Sabar, akan sampai juga!
 Matius 11,2-11, Yesaya 35,1-6a.10 dan Yakobus 5,7-10

Sebuah ilustrasi: Jalan ke surga itu begitu sempit, jadi tidak bisa saling mendahului. Ada seorang muda mulai kesal dan selalu melihat ke jam tangannya, karena di depannya ada seorang nenek tua yang jalannya lambaaaat sekali. Tiba-tiba nenek itu balik dan bertanya: kamu mau ke surga juga ya? Dengan kesal orang muda itu jawab: Ia dong. Lantas si nenek balik lagi: Oh kalau begitu kamu salah jalan. Ini jalan ke surga. Jalan ke nereka itu di bawah sana. Meloncat saja ke bawah. ‘Dasar nenek tuli,’ orang mudah mengeluh. ‘Eh orang muda saya itu tidak tuli. Saya cuman bercanda. Habis mukamu cemberut tidak sabaran. Sayangkan punya wajah tampan gituan tapi kelihatan tidak berahmat. Orang muda itu tersipu-sipu karena dibilang ganteng. Si nenek itu mulai bercerita lucu. Mereka tertawa terbahak-bahak. Si orang muda itu pun tak ketinggalan mengeluarkan ceritanya yang perlu banyak perlu disensor. Tidak terasa mereka sampai di surga. Si nenek itu berkata: Anak muda kita sudah sampai. Untung kamu sabar, kalau kamu berlari dan buru-buru, kamu akan jatuh ke bawah sana. Si nenek itu adalah Tuhan sendiri

Kesabaran dalam dunia modern menjadi sesuatu yang langka. Yang menjadi tolak ukur adalah kecepatan. Semakin cepat semakin baik. Karena ingin cepat, kita buru-buru, tidak sabar akhirnya kehilangan hal-hal yang penting dalam hidup kita. Orang ingin sampai di tujuan dengan cepat, biar lampu masih merah, sudah melaju dengan cepat. Tidak jarang terjadi kecelakaan di mana orang tidak hanya kehilangan satu detik tetapi juga seluruh hidupnya.

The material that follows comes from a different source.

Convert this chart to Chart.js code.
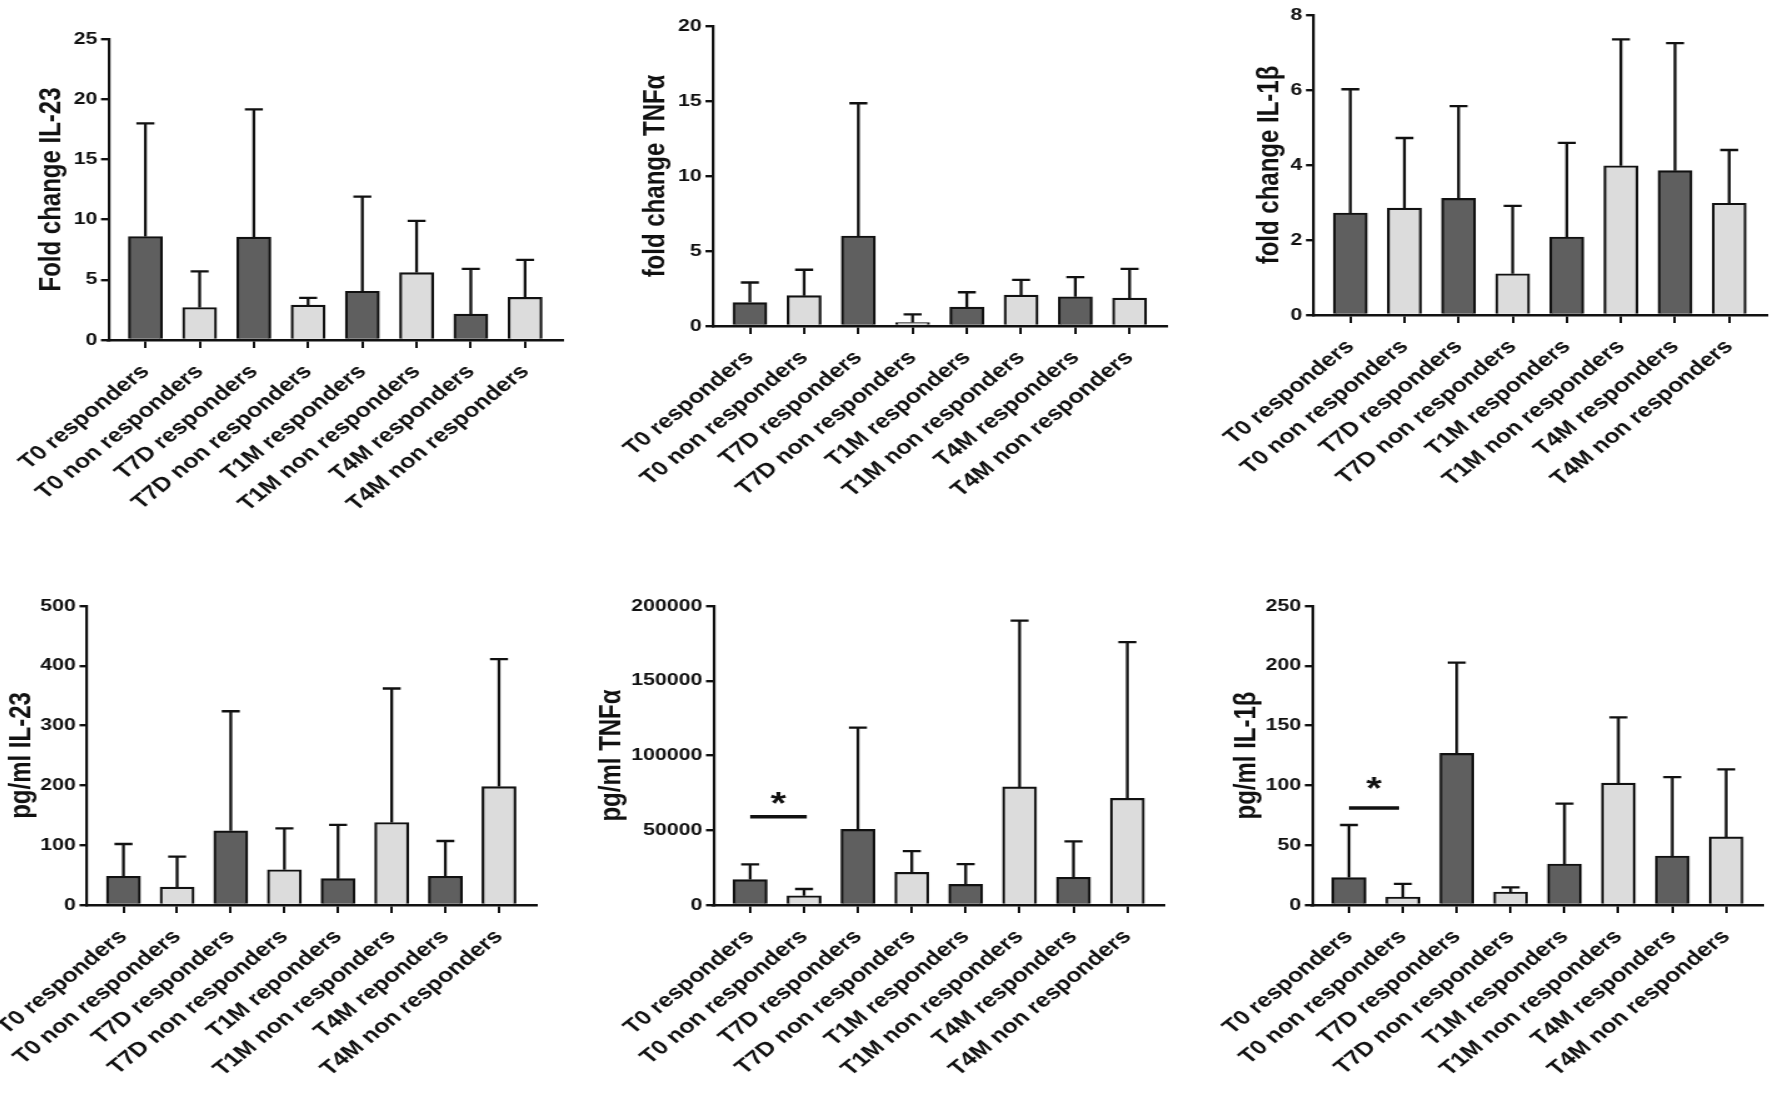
<!DOCTYPE html>
<html>
<head>
<meta charset="utf-8">
<script src="https://cdn.jsdelivr.net/npm/chart.js@4.4.1/dist/chart.umd.min.js"></script>
<style>
  html, body { margin: 0; padding: 0; background: #fff; width: 1772px; height: 1094px; overflow: hidden; }
  body { position: relative; }
  canvas { position: absolute; transform-origin: 0 0; }
</style>
</head>
<body>
<canvas id="c1"></canvas>
<canvas id="c2"></canvas>
<canvas id="c3"></canvas>
<canvas id="c4"></canvas>
<canvas id="c5"></canvas>
<canvas id="c6"></canvas>
<script>
// group labels (the pg/ml IL-23 panel spells "reponders" in the original)
const groups = ['T0 responders', 'T0 non responders', 'T7D responders', 'T7D non responders',
                'T1M responders', 'T1M non responders', 'T4M responders', 'T4M non responders'];
const groupsIl23Pg = ['T0 responders', 'T0 non responders', 'T7D responders', 'T7D non responders',
                      'T1M reponders', 'T1M non responders', 'T4M reponders', 'T4M non responders'];

// means and upper SD
const il23Fold     = [8.6, 2.7, 8.55, 2.9, 4.05, 5.6, 2.15, 3.55];
const il23FoldSd   = [9.4, 3.0, 10.6, 0.6, 7.85, 4.3, 3.75, 3.1];
const tnfFold      = [1.56, 2.02, 6.0, 0.23, 1.26, 2.06, 1.95, 1.86];
const tnfFoldSd    = [1.34, 1.73, 8.85, 0.55, 0.99, 1.01, 1.31, 1.95];
const il1bFold     = [2.72, 2.85, 3.11, 1.10, 2.08, 3.98, 3.85, 2.98];
const il1bFoldSd   = [3.30, 1.87, 2.46, 1.81, 2.51, 3.37, 3.40, 1.42];
const il23Pg       = [48, 30, 124, 59, 44, 138, 48, 198];
const il23PgSd     = [54, 51, 200, 69, 90, 224, 59, 213];
const tnfPg        = [17000, 6200, 50600, 21900, 13800, 79000, 18500, 71400];
const tnfPgSd      = [10200, 4500, 68000, 14200, 13600, 111200, 24100, 104500];
const il1bPg       = [22.9, 6.7, 126.8, 10.9, 34.3, 102, 41, 56.9];
const il1bPgSd     = [44, 10.9, 75.8, 3.9, 50.4, 54.9, 66, 56.5];

// significance between T0 responders and T0 non responders
const tnfPgSig  = { from: 0, to: 1.05, line: 59000, star: 73600 };
const il1bPgSig = { from: 0, to: 0.93, line: 81, star: 104.5 };

const dark = '#5f5f5f';
const light = '#dcdcdc';
const ink = '#111';
const family = '"Liberation Sans", Arial, sans-serif';

// the original figure is stretched horizontally; draw narrow and widen with CSS
const sx = 1.25;

const errorBars = {
  id: 'errorBars',
  afterDatasetsDraw(chart, args, opts) {
    const ctx = chart.ctx;
    const y = chart.scales.y, x = chart.scales.x;
    const data = chart.data.datasets[0].data;
    ctx.save();
    ctx.strokeStyle = ink;
    ctx.lineWidth = 2.3;
    chart.getDatasetMeta(0).data.forEach((bar, i) => {
      const v = data[i].y;
      const base = y.getPixelForValue(v);
      const top = y.getPixelForValue(v + opts.sd[i]);
      ctx.beginPath();
      ctx.moveTo(bar.x, base);
      ctx.lineTo(bar.x, top);
      ctx.moveTo(bar.x - 7.2, top);
      ctx.lineTo(bar.x + 7.2, top);
      ctx.stroke();
    });
    if (opts.sig) {
      const s = opts.sig;
      const ly = y.getPixelForValue(s.line);
      ctx.lineWidth = 3.5;
      ctx.beginPath();
      ctx.moveTo(x.getPixelForValue(s.from), ly);
      ctx.lineTo(x.getPixelForValue(s.to), ly);
      ctx.stroke();
      const size = 32;
      ctx.fillStyle = ink;
      ctx.font = 'bold ' + size + 'px ' + family;
      ctx.textAlign = 'center';
      ctx.textBaseline = 'alphabetic';
      ctx.fillText('*', x.getPixelForValue((s.from + s.to) / 2), y.getPixelForValue(s.star) + size * 0.58);
    }
    ctx.restore();
  }
};

// page positions of each plot area; gap = distance from y-axis title centre to the axis
const panels = [
  { id: 'c1', labels: groups, mean: il23Fold, sd: il23FoldSd, title: 'Fold change IL-23', max: 25, step: 5,
    left: 108, top: 39, right: 562, bottom: 340, gap: 56.5 },
  { id: 'c2', labels: groups, mean: tnfFold, sd: tnfFoldSd, title: 'fold change TNF\u03b1', max: 20, step: 5,
    left: 713, top: 26, right: 1167, bottom: 326, gap: 57 },
  { id: 'c3', labels: groups, mean: il1bFold, sd: il1bFoldSd, title: 'fold change IL-1\u03b2', max: 8, step: 2,
    left: 1313, top: 15, right: 1766, bottom: 315, gap: 43.5 },
  { id: 'c4', labels: groupsIl23Pg, mean: il23Pg, sd: il23PgSd, title: 'pg/ml IL-23', max: 500, step: 100,
    left: 87, top: 606, right: 536, bottom: 905, gap: 65 },
  { id: 'c5', labels: groups, mean: tnfPg, sd: tnfPgSd, sig: tnfPgSig, title: 'pg/ml TNF\u03b1', max: 200000, step: 50000,
    left: 713, top: 606, right: 1164, bottom: 905, gap: 101.5 },
  { id: 'c6', labels: groups, mean: il1bPg, sd: il1bPgSd, sig: il1bPgSig, title: 'pg/ml IL-1\u03b2', max: 250, step: 50,
    left: 1312, top: 606, right: 1763, bottom: 905, gap: 65.3 }
];

const padTop = 14, padRight = 10, padLeft = 40, xh = 188;
const titleSize = 24;

panels.forEach(p => {
  const yw = p.gap / sx + titleSize * 1.2 / 2;
  const plotW = (p.right - p.left) / sx;
  const pl = padLeft;
  const canvas = document.getElementById(p.id);
  const w = Math.round(pl + yw + plotW + padRight);
  const h = padTop + (p.bottom - p.top) + xh;
  canvas.width = w;
  canvas.height = h;
  canvas.style.width = w + 'px';
  canvas.style.height = h + 'px';
  canvas.style.left = (p.left - (yw + pl) * sx) + 'px';
  canvas.style.top = (p.top - padTop) + 'px';
  canvas.style.transform = 'scaleX(' + sx + ')';

  new Chart(canvas, {
    type: 'bar',
    data: {
      datasets: [{
        data: p.mean.map((v, i) => ({ x: i, y: v })),
        backgroundColor: p.mean.map((v, i) => i % 2 ? light : dark),
        borderColor: ink,
        borderWidth: 2.2,
        barThickness: 27.2
      }]
    },
    options: {
      responsive: false,
      animation: false,
      events: [],
      layout: { padding: { left: pl, top: padTop, right: w - pl - yw - plotW, bottom: 0 } },
      plugins: {
        legend: { display: false },
        tooltip: { enabled: false },
        errorBars: { sd: p.sd, sig: p.sig || null }
      },
      scales: {
        x: {
          type: 'linear',
          offset: false,
          min: -0.68,
          max: 7.69,
          afterBuildTicks: s => { s.ticks = p.labels.map((l, i) => ({ value: i })); },
          afterFit: s => { s.height = xh; s.paddingLeft = 0; s.paddingRight = 0; },
          ticks: {
            autoSkip: false,
            minRotation: 45,
            maxRotation: 45,
            padding: 12,
            color: ink,
            font: { family: family, size: 20, weight: 'bold' },
            callback: v => p.labels[v]
          },
          grid: { offset: false, drawOnChartArea: false, color: ink, lineWidth: 2, tickLength: 8 },
          border: { color: ink, width: 2.4 }
        },
        y: {
          min: 0,
          max: p.max,
          afterFit: s => { s.width = yw; s.paddingTop = 0; s.paddingBottom = 0; },
          ticks: {
            stepSize: p.step,
            padding: 3,
            color: ink,
            font: { family: family, size: 17, weight: 'bold' },
            callback: v => String(v)
          },
          grid: { drawOnChartArea: false, color: ink, lineWidth: 2.4, tickLength: 6 },
          border: { color: ink, width: 2.2 },
          title: {
            display: true,
            text: p.title,
            color: ink,
            padding: 0,
            font: { family: family, size: titleSize, weight: 'bold', lineHeight: 1.2 }
          }
        }
      }
    },
    plugins: [errorBars]
  });
});
</script>
</body>
</html>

Begitu juga ketika kita menghadapi persoalan hidup yang begitu banyak baik itu penyakit, kemalangan, penderitaan, kemiskinan, malapetaka, bencana alam, atau pun peperangan. Kita ingin Tuhan menyelesaikan semuanya itu dengan cepat. Kesabaran kita sudah habis. Akhirnya kita berteriak: Tuhan tunjukkanlah kuasamu! Makin cepat makin baik.

Tuhan punya cara sendiri dalam menyikapi permasalahan yang dihadapi manusia. Dan cara Tuhan itu pada intinya adalah kesabaran.

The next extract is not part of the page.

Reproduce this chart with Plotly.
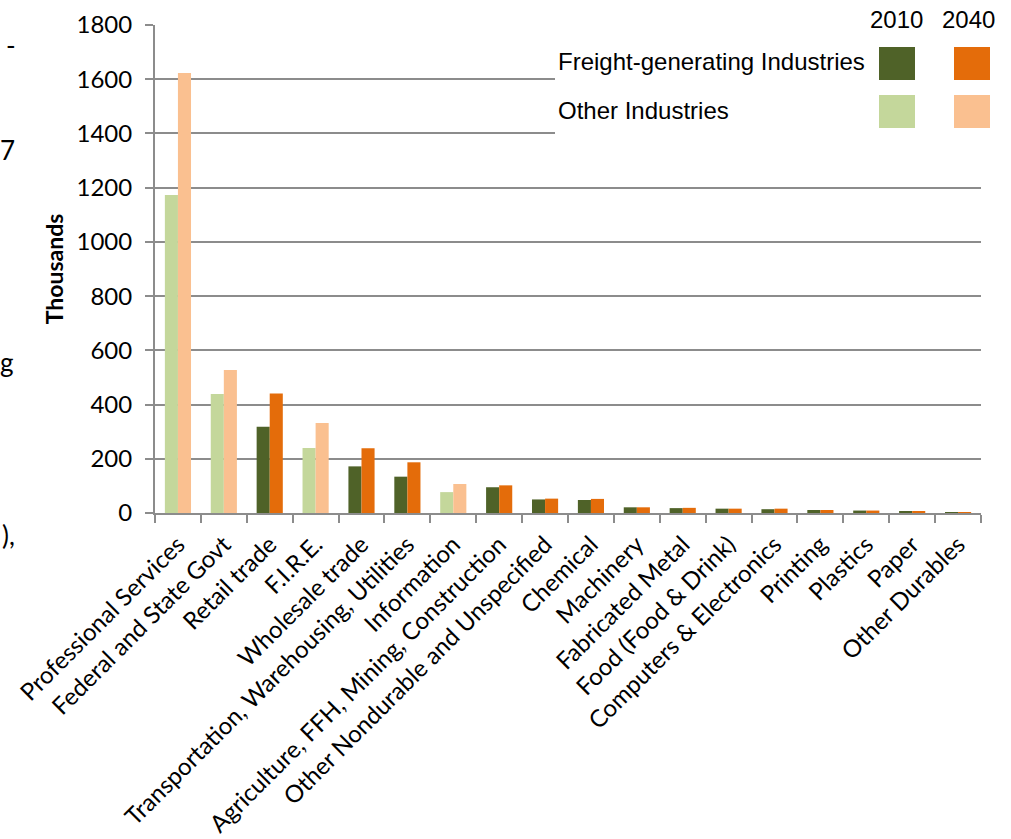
import plotly.graph_objects as go

# Employment by industry, thousands
categories = [
    "Professional Services", "Federal and State Govt", "Retail trade", "F.I.R.E.",
    "Wholesale trade", "Transportation, Warehousing, Utilities", "Information",
    "Agriculture, FFH, Mining, Construction", "Other Nondurable and Unspecified",
    "Chemical", "Machinery", "Fabricated Metal", "Food (Food & Drink)",
    "Computers & Electronics", "Printing", "Plastics", "Paper", "Other Durables",
]
values_2010 = [1173, 439, 318, 240, 172, 134, 77, 95, 50, 48, 21, 18, 16, 14, 11, 9, 6, 1]
values_2040 = [1623, 527, 441, 332, 239, 187, 107, 102, 53, 52, 21, 19, 16, 16, 11, 9, 7, 1]
freight_generating = [False, False, True, False, True, True, False, True, True,
                      True, True, True, True, True, True, True, True, True]

DARK_GREEN, ORANGE = "#4F6228", "#E46C0A"
LIGHT_GREEN, LIGHT_ORANGE = "#C4D79B", "#FAC090"

colors_2010 = [DARK_GREEN if f else LIGHT_GREEN for f in freight_generating]
colors_2040 = [ORANGE if f else LIGHT_ORANGE for f in freight_generating]

W, H = 1011, 839
L, R, T, B = 155, 30, 25, 326
PW, PH = W - L - R, H - T - B


def px(x):
    return (x - L) / PW


def py(y):
    return (H - B - y) / PH


fig = go.Figure()
fig.add_trace(go.Bar(x=categories, y=values_2010, name="2010",
                     marker=dict(color=colors_2010, line=dict(width=0))))
fig.add_trace(go.Bar(x=categories, y=values_2040, name="2040",
                     marker=dict(color=colors_2040, line=dict(width=0))))

GRID = "#8C8C8C"
label_font = dict(family="Lato, Carlito, Calibri, sans-serif", size=24, color="#000000")

shapes = [
    # white panel behind the key
    dict(type="rect", xref="paper", yref="paper", x0=px(555), x1=px(1011),
         y0=py(141), y1=py(5), fillcolor="white", line=dict(width=0), layer="above"),
]
swatches = [
    (879, 915, 47, 80, DARK_GREEN), (954, 990, 47, 80, ORANGE),
    (879, 915, 95, 128, LIGHT_GREEN), (954, 990, 95, 128, LIGHT_ORANGE),
]
for x0, x1, y0, y1, c in swatches:
    shapes.append(dict(type="rect", xref="paper", yref="paper", x0=px(x0), x1=px(x1),
                       y0=py(y1), y1=py(y0), fillcolor=c, line=dict(width=0), layer="above"))

key_font = dict(family="Liberation Sans, Arial, sans-serif", size=24, color="#000000")
annotations = [
    dict(text="2010", x=px(896), y=py(20), xref="paper", yref="paper",
         showarrow=False, font=key_font, xanchor="center", yanchor="middle"),
    dict(text="2040", x=px(968), y=py(20), xref="paper", yref="paper",
         showarrow=False, font=key_font, xanchor="center", yanchor="middle"),
    dict(text="Freight-generating Industries", x=px(556), y=py(62), xref="paper", yref="paper",
         showarrow=False, font=key_font, xanchor="left", yanchor="middle"),
    dict(text="Other Industries", x=px(556), y=py(110), xref="paper", yref="paper",
         showarrow=False, font=key_font, xanchor="left", yanchor="middle"),
]
# stray characters of the surrounding page text at the left edge
margin_font = dict(family="Lato, Carlito, sans-serif", size=26, color="#000000")
for ch, x, y in [("-", 4, 45), ("7", -2, 150), ("g", -2, 362), ("),", 0, 535)]:
    annotations.append(dict(text=ch, x=px(x), y=py(y), xref="paper", yref="paper",
                            showarrow=False, font=margin_font, xanchor="left", yanchor="middle"))

fig.update_layout(
    width=W, height=H,
    margin=dict(l=L, r=R, t=T, b=B, pad=0),
    paper_bgcolor="white", plot_bgcolor="white",
    barmode="group", bargap=0.43, bargroupgap=0,
    showlegend=False,
    shapes=shapes, annotations=annotations,
    xaxis=dict(
        tickangle=-45, tickfont=label_font, tickson="boundaries",
        ticks="outside", ticklen=8, tickcolor=GRID, tickwidth=2,
        showline=True, linecolor=GRID, linewidth=2, showgrid=False,
        ticklabelstandoff=6, automargin=False,
    ),
    yaxis=dict(
        range=[0, 1800], dtick=200, tickfont=label_font,
        ticks="outside", ticklen=8, tickcolor=GRID, tickwidth=2,
        showline=True, linecolor=GRID, linewidth=2,
        showgrid=True, gridcolor=GRID, gridwidth=1.6, zeroline=False,
        ticklabelstandoff=8, automargin=False,
        title=dict(text="<b>Thousands</b>", font=dict(family="Lato, Carlito, sans-serif", size=23,
                                                     color="#000000"), standoff=6),
    ),
)

fig.write_html("out.html")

Kesabaran itu bukan pertama-tama sesuatu yang dibebankan kepada manusia, tetapi sesuatu yang Tuhan sendiri lakukan kepada kita. Tuhan menunjukkan kesabarannya dengan menjadi seorang manusia. Tuhan sabar menjalani hidup manusia mulai dari lahir sampai mati. Dengan demikian Tuhan ikut merasakan suka duka manusia. Ia mengerti pergulatan manusia. Karena Tuhan begitu mengerti manusia, Ia sabar terhadap keterbatasan manusia, terhadap kelalaian manusia, terhadap kelambatan kita mengerti, terhadap keras kepala kita dan terhadap dosa-dosa manusia. Sekiranya Tuhan itu tidak sabar, menginginkan segalanya cepat, maka hancurlah kita. Kita perlu ingat kecepatan tinggi itu berbahaya.

Mari kita melanjutkan Perayaan Ekaristi ini dengan mengucap syukur dan bersuka cita atas kesabaran Tuhan yang begitu besar kepada kita. Amin.